MİSYON VE YALNIZLIK Ülgener'in bu kitabından (Zihniyet, Aydınlar ve İzm'ler-Mayaş Yayınları, 1983) yola çıkarak konuyu "Doğu Batı"nın Nisan 2006'daki sayısında irdeleyen Prof. Dr. Nur Vergin, "Entelektüel nadide bir çiçek, bir hain veya bir aktarmacı mı" gibi sorulara da cevaplar aramıştı. Örneğin birçok entelektüel, vatandaşı oldukları ülkelerinin resmi politikalarına karşı çıkıp enternasyonalist duruş sergiledikleri için, toplumlarında tepkilere ve hatta öfkelere hedef olmuyorlar mı? Bizde dün Nazım Hikmet, bugün de Orhan Pamuk bunlara örnek gösterilebilir. Burada "Misyon sahibi entelektüel" olgusunun ve "Yalnızlığı göze almak" riskinin devreye girdiği kitleler tarafından görmezden geliniyor. Tıpkı romancı Emile Zola'nın Dreyfus Davası'ndaki haksızlığı kabullenen çoğunluğa, "J'accuse" (Suçluyorum) makalesi ile karşı çıkması gibi bir durum değil mi bu?

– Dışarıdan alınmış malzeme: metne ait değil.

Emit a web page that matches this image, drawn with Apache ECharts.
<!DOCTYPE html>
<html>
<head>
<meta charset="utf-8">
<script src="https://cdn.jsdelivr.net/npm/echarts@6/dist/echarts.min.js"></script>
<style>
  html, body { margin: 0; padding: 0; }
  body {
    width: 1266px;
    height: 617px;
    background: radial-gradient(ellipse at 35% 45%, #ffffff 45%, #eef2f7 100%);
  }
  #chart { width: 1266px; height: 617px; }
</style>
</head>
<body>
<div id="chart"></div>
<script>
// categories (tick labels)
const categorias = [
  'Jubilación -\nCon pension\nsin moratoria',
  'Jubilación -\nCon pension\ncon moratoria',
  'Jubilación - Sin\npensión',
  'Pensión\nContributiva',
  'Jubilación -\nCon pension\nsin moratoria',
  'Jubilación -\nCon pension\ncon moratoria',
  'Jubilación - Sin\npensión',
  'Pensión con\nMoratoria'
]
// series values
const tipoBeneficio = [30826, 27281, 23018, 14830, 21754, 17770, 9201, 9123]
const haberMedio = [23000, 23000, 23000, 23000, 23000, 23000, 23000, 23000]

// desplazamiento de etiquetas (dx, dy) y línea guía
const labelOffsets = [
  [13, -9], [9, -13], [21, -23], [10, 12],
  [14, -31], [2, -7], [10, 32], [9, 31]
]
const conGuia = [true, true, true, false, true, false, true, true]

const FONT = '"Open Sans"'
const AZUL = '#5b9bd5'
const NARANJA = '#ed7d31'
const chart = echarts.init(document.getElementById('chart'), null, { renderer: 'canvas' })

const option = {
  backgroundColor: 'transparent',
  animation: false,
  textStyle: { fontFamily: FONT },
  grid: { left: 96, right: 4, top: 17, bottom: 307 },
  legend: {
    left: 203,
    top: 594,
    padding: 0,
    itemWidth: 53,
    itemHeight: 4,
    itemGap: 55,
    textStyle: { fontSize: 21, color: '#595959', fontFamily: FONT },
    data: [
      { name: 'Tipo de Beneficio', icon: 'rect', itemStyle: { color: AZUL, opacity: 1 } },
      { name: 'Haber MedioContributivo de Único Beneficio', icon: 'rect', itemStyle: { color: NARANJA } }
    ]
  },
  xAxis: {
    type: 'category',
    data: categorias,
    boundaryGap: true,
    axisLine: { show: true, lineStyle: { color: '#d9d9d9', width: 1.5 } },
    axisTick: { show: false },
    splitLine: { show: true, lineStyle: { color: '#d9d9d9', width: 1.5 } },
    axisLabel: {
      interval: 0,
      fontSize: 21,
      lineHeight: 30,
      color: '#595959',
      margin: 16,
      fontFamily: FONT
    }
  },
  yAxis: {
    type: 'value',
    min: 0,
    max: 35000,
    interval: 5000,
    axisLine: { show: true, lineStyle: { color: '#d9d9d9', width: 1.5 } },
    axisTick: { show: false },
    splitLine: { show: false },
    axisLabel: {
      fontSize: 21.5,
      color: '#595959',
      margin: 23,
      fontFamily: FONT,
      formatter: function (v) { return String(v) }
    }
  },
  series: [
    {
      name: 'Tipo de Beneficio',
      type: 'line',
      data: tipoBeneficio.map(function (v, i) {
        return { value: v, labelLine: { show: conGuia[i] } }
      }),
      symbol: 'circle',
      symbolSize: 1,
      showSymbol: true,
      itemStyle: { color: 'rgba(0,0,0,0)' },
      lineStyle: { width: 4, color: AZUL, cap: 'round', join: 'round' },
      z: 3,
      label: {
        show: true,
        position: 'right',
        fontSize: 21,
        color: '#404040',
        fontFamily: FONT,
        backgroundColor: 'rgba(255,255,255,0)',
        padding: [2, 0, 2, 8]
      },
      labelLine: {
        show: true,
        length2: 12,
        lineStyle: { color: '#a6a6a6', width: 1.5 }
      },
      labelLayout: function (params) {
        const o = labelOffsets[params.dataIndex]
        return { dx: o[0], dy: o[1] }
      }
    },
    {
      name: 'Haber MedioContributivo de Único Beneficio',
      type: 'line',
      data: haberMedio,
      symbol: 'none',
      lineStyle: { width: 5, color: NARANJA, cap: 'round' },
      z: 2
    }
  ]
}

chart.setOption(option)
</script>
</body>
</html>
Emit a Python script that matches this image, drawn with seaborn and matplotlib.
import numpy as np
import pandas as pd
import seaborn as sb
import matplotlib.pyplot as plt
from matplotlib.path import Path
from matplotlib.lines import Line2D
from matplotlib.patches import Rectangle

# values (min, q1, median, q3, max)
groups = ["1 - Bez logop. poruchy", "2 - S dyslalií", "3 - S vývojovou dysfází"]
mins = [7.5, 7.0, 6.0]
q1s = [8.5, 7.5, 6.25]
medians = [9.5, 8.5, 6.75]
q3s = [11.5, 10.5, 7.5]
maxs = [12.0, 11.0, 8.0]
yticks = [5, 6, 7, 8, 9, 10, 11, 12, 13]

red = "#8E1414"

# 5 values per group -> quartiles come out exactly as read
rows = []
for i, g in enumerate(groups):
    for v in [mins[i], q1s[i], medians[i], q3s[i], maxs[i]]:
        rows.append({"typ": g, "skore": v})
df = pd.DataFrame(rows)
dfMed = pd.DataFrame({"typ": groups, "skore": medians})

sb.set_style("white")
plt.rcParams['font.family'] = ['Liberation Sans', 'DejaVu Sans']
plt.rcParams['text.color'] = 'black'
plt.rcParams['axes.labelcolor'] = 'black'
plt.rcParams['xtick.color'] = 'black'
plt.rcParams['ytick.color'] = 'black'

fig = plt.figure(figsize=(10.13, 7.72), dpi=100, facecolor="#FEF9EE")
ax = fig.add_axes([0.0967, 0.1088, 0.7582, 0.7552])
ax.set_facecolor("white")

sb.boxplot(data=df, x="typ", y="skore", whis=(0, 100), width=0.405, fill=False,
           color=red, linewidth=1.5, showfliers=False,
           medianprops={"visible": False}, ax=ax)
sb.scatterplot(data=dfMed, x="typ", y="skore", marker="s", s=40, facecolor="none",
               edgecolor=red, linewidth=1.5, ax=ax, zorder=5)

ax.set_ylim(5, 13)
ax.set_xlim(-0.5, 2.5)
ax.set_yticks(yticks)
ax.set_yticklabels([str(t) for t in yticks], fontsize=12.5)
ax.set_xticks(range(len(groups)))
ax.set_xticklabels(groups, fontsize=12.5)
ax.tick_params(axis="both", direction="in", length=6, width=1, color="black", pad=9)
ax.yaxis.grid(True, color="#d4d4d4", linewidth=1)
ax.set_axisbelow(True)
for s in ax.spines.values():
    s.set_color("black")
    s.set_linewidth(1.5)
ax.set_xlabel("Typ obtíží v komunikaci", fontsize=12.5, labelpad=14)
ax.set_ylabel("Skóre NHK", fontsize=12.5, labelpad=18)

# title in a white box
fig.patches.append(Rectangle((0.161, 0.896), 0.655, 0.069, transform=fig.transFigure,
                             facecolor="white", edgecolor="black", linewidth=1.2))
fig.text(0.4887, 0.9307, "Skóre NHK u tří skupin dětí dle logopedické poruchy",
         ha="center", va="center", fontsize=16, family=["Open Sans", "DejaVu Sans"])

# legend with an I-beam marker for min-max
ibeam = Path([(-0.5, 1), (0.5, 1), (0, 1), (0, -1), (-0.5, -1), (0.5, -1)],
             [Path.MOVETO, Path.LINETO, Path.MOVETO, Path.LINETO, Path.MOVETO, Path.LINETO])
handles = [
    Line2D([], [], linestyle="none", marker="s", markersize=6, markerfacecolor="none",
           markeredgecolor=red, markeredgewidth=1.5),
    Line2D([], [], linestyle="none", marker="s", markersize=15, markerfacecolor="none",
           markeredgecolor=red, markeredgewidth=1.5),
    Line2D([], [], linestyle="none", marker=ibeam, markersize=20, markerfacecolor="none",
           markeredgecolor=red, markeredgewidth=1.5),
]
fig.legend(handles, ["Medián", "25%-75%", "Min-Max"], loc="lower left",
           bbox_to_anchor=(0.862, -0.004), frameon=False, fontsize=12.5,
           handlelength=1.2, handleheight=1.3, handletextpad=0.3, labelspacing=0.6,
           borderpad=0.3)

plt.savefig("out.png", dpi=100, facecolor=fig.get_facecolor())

Veya Nazım Hikmet'i dün hain ilan edenlerin, bugün onun şiirlerini vatan sevgisini vurgulamak için okumaları gibi bir durum değil mi?
FAY HATTI Tabii ki geniş halk kitlelerinin sosyolojik tahlillerle "Entelektüel" gibi çok kapsamlı bir kavramı enine boyuna tartışacak vakti yoktur. Bu gibi durumlarda konuyu bilenleri ve inceleyenleri dinlemekte sayısız yararlar olabilir. Sözü Nur Vergin'e bırakmayı doğru buluyorum bu noktada: - Yeni gruplaşmaların basına yansıdığı şekliyle "dönek" veya "dinozor" suçlamalarıyla ortaya çıktığı bu dönemde aydınların kimliklerini belirleyen artık tek bir odak yoktur. Bu, Türk toplumunu boydan boya saran fay hattının her bir yanında birbirine rakip hakim güçlerin tespit edip konumlandırdığı, birbirlerini tanımayan, tanımak istemeyen ve birbiriyle uzlaşmaz bir dışlamacılık ilişkisi içinde olan aydınların dönemidir.